The characters of the Ensign and Iago are very similar; but whilst the former is a deep-dyed villain by habit, the latter is an unmitigated fiend by nature. Iago is one of the greatest impersonations of the Evil Spirit that has ever been suggested to an artist's mind. In the Novel, the Ensign's revenge is prompted solely by the resistance of Desdemona's virtue to his licentious arts, and is directed against her alone. She is his victim. But in the Tragedy, the motives of Iago's hatred of Othello and Cassio are of a different nature, and his vengeance sweeping, universal, black, and terrible: he uses every one in turn as a tool to effect his purpose, and all are in turn his victims; his is a pure lust of villainy and revenge, for which, it is true, the motives appear at first inadequate,—perhaps unnatural, as some critics have remarked; but a little consideration surely removes this objection. Had there been sufficient cause, however atrocious, for Iago to have been actuated by personal revenge, his guilt would have been simply the excess of wicked and unbridled passion; but by affixing to his conduct less natural motives, its malignity is rendered in proportion fiendlike, passionless, and instinct with guilt in its most unmixed form of "motiveless malignity." At the same time, Iago's revenge is not so entirely "inadequate and vague" as it has been represented. In the opening scene of the Play we see one chief cause of his hatred both of the Moor and Cassio; but he afterwards avows other motives, of jealousy, expressed in the strongest and plainest language, "the thought whereof," he says—
"Doth, like a poisonous mineral, gnaw my inwards,
And nothing can or shall content my soul,
Till I am even'd with him, wife for wife;
Or, failing so, yet that I put the Moor
At least into a jealousy so strong
That judgement cannot cure."
It does not however appear in the Tragedy, that Iago actually practised on the virtue of Desdemona, as he does in the Tale; for, as Mr. Knight observes, "It is a part of the admirable knowledge of human nature possessed by Shakspere, that Iago does not, even for a moment entertain the thought of tampering with the virtue of Desdemona, either through Cassio or Roderigo, or any other instrument." No, in all probability Shakspere departed in this instance from the Novel, purposely to bring this highest testimony to the virtue of Desdemona; her purity was not only superior to assault or artifice, but above the reach of trial: had she been tried, and remained firm, her virtue would have been heroic,—removed from the possibility of trial, it is divine. And here we observe the well-balanced contrast to the villainy of Iago: the characters are extremes, or they would not correspond.

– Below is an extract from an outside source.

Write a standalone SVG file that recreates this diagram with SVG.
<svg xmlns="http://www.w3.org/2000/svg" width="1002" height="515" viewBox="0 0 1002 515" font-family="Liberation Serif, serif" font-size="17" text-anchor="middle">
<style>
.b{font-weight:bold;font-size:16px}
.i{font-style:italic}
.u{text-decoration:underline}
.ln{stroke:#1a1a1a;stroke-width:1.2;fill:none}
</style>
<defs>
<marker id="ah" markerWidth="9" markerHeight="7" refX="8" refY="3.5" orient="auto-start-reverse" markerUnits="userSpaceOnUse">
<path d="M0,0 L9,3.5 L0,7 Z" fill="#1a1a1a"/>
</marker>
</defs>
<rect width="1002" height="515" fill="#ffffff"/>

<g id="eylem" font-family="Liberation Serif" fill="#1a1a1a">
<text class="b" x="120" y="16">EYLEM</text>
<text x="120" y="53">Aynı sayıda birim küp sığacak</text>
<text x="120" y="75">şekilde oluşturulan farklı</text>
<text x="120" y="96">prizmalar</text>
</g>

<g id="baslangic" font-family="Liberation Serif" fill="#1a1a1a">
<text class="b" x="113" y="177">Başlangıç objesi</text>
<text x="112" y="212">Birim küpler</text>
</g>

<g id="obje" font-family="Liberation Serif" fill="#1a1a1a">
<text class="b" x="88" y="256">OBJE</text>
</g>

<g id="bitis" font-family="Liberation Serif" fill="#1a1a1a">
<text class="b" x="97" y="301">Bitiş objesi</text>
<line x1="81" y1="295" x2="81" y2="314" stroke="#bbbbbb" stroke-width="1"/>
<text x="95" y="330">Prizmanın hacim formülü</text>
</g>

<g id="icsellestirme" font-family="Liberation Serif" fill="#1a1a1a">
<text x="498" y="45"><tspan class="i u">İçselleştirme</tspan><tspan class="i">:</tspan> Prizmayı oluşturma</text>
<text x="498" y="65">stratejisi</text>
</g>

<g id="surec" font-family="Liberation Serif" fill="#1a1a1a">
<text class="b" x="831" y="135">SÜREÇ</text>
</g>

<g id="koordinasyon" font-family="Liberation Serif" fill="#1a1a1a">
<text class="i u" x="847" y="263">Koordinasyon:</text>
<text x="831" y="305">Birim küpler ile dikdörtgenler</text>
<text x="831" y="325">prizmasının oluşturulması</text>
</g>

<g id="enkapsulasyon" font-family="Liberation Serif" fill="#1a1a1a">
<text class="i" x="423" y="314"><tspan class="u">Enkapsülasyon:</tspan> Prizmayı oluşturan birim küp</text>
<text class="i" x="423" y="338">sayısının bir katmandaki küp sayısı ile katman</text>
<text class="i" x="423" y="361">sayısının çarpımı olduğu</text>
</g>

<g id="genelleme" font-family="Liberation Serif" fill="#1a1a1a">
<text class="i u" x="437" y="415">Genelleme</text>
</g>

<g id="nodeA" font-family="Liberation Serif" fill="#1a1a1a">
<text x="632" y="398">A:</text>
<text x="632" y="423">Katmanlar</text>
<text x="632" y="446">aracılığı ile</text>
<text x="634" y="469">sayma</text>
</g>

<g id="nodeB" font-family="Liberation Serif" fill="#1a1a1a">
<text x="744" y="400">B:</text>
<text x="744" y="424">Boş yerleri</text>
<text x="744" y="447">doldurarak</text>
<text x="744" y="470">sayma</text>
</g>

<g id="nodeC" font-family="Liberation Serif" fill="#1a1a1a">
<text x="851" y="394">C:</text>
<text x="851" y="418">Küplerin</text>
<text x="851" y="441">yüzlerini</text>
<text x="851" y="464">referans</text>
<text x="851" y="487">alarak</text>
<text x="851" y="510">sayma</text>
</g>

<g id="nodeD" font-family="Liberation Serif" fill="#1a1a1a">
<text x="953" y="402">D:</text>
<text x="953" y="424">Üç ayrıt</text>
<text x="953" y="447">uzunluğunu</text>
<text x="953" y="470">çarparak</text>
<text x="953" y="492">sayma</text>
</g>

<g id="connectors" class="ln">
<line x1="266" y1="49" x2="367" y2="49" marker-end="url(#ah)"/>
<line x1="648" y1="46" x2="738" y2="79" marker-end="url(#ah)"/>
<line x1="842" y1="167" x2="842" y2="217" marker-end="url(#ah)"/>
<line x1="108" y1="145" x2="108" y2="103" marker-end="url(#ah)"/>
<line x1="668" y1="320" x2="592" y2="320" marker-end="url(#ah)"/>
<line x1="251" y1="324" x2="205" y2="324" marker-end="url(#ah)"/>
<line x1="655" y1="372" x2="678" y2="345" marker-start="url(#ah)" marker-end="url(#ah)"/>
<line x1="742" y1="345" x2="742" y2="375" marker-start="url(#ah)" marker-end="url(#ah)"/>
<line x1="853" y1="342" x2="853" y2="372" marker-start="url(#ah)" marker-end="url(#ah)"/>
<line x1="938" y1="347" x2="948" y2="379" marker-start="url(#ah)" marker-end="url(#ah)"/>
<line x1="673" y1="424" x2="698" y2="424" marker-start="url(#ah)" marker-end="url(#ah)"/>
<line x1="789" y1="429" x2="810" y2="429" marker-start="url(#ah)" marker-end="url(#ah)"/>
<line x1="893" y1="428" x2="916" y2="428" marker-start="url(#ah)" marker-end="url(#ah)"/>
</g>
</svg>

Minor points of comparison will suggest themselves on a perusal of the Story. In the latter, the Ensign, at the entreaty of the Moor, attacks and wounds the Captain; but in the Play it is a natural conclusion of Iago's treatment of Roderigo to induce him to do the deed: this perfects the plot as regards Roderigo; he had been the dupe and tool of Iago as long as he could serve his purposes; but he was now become dangerous,—the villainy had spun its last thread, and the web must break: one service more remained,—to kill Cassio, and thus to relieve Iago of this dangerous deed, and at the same time to furnish him a pretext to slay Roderigo.

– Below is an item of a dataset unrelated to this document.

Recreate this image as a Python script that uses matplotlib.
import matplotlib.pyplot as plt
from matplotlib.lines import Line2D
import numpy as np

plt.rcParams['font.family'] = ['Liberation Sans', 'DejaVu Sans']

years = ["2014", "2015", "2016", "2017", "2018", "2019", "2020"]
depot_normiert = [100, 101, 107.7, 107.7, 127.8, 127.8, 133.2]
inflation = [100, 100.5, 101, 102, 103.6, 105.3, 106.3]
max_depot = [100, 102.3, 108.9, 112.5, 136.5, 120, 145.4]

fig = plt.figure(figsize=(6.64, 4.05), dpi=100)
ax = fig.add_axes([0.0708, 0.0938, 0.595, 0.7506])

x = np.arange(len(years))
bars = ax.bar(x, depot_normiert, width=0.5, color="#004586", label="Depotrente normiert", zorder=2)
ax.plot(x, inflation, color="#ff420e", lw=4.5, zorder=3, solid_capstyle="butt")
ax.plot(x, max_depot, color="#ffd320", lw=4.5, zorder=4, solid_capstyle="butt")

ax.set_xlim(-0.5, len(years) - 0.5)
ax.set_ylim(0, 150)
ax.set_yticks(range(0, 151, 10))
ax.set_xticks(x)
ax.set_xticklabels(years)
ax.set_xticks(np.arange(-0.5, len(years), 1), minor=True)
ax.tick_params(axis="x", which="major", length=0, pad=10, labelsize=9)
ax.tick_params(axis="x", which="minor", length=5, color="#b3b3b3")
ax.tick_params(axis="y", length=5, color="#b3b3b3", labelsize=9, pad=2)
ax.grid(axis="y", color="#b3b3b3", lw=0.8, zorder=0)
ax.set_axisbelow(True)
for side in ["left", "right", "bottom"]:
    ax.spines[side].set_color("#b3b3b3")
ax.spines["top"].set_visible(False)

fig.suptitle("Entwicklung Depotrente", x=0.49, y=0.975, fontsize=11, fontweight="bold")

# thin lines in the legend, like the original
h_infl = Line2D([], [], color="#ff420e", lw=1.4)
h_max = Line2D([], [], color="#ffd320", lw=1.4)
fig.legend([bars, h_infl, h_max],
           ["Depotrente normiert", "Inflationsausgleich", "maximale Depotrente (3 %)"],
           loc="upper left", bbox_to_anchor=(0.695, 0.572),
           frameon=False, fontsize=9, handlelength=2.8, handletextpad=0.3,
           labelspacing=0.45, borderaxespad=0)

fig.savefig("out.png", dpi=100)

A word or two, in conclusion, on the much-vexed question among critics and actors respecting the colour and nationality of the Moor. "It is very probable," well observes Mr. Knight, "that the popular notion of a Moor was somewhat confused in Shakspere's time, and that the descendants of the proud Arabs, who had borne sovereign sway in Europe ('men of royal siege'), and, what is more, had filled an age of comparative darkness with the light of their poetry and their science, were confounded with the uncivilized African, the despised slave." This probable confusion prevalent in that age is quite sufficient to explain the fact of Shakspere's having placed a negro's head upon the shoulders of "one of the most noble and accomplished of the proud children of Ommiades and the Abassides." At the same time I observe, that this is no legitimate subject for dramatic criticism: in this point of view we have merely to deal with the poet's own conception of the character, and to take this as the standard by which to judge its delineation: the drama, as a work of art, is simply amenable to the rules of art. And this is an instructive instance of the fact, that artistic truth may consist with accidental errors which lie beyond the pale of art; the character of Othello may be in itself perfect,—faultless; and yet, when a nationality is affixed to it, it may violate the physical and moral laws of nature displayed in the distinction of races. This is a very minor point of mere speculation, not of criticism; still it is open to discussion. The novelist speaks of the blackness (negrezza) of the Moor, and that Shakspere had the outward figure of a black present to his thoughts appears more than probable, from numerous allusions in the Play;—such as "thick lips," "devil," "sooty-bosom," "more fair than black." "Haply for I am black," Othello says expressly; and again, "My name is now begrimed and black, as mine own face." Nothing can be more conclusive than these expressions, and the tradition of the Stage (there is reason to believe) has uniformly represented Othello as a black from Shakspere's day to the present. Nevertheless, this in no degree affects the character of the Moor, for the reasons just stated.
It is needless to remark on the differences in the concluding portion of the Tragedy and Novel; amongst others, Shakspere has omitted the Ensign's accusation of the Moor to the Senate: Iago's vengeance on Othello had reached its culminating point, and his task of villainy was perfected; to have afterwards repeated his revenge in a mitigated form would have marred the structure of the drama,—the epos perfected, the curtain falls.